Di Radio, Aku Dengar...

Di radio
aku dengar
lagu kesayanganmu
...

(Kugadaikan Cintaku - Gombloh)


Bukan, bukan karena ketika saya membuat posting ini waktunya bertepatan dengan malam minggu, malam yang dirutuki 'aku' dalam lagu di atas. Tulisan saya menyinggung-nyinggung lagu tersebut lebih karena hari ini saya baru saja selesai membaca kumpulan artikel tulisan almarhum Umar Kayam, "Sketsa-sketsa Umar Kayam - Mangan Ora Mangan Kumpul", dan dalam buku tersebut ada cuplikan potongan lagu seniman yang juga sudah almarhum, Gombloh. Rasanya kenangan masa kecil melesat ke depan mata saya ketika saya menyimak potongan lagu tersebut.

Saat lagu Gombloh itu menjadi hit, saya masih kecil, kira-kira masih kelas dua-tiga SD. Berhubung lagu seniman nyentrik itu cukup catchy di kuping anak-anak (Tapi apa sih yang tidak catchy di telinga anak-anak? Jingle iklan, lagu anak-anak, lagu dewasa, lagu berbahasa Inggris, lagu berbahasa India, lagu berbahasa Mandarin, sumpah-serapah dalam sinetron, you name it...), maka dengan mudah saya mengingat lagu tersebut dan bahkan merekamnya dalam ingatan masa kecil saya yang masih indah dikenang-kenang hingga kini, meski sekarang tidak secara utuh lagu tersebut saya ingat syairnya. Apalagi lagu tersebut sering diputar di radio Suzana, radio paling ngetop di Surabaya (menurut saya) yang beruntung punya penggemar setia seperti saya (lho?).

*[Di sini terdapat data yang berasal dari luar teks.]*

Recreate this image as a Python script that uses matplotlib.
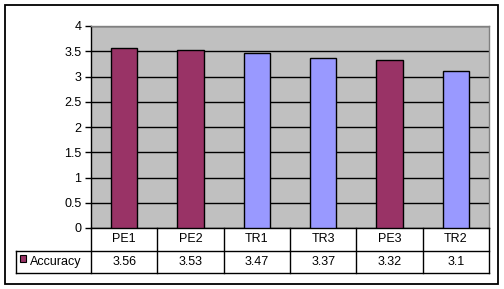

Tapi ya itu, saya suka lagu tersebut tidak sampai yang sukaaaa sekali. Paling saya suka lagu tersebut karena memang sedang ngetop dan rumah Gombloh itu satu kompleks dengan rumah saya, jadi rasanya lain begitu, jadi ikutan bangga (Duh, bolehnya bangga padahal siapa coba yang ngetop? Terus, kita kan cuma tetanggaan saja, hehehe. Sudah begitu dia dan saya itu tetangga jauhhhhh - tuh, lima 'h' berarti jauh sekali kan?). Saking bangganya sampai saya pernah sepedaan dengan teman saya ke rumah Gombloh, di saat matahari Surabaya sedang terik-teriknya (yang dengan sukses bikin kulit saya yang aslinya hitam jadi tambah gosong). Sampai depan rumah Gombloh, ya sudah, lihat-lihat dari luar siapa tahu ada Gombloh, kemudian lanjut lagi keliling-keliling kompleks. Hm, benar-benar dunia kanak-kanak yang begitu sederhana dan indah.

Lagu-lagu dari masa kecil yang justru membawa kesan khusus tersendiri, beberapa di antaranya justru adalah lagu-lagunya Ari Wibowo dan Ervina. Saya sudah lupa judulnya, tapi waktu saya cari di Google, ada satu lagu yang dinyanyikan mereka berdua, judulnya 'Angin Surga'. Tahu tidak, kenapa berkesan? Waduh, sebenarnya konyol alasannya. Soalnya, waktu itu lagu Ari Wibowo-Ervina dikonteskan di radio Suzana. Maksud saya, radio itu bikin lomba nyanyi lagu duet mereka berdua.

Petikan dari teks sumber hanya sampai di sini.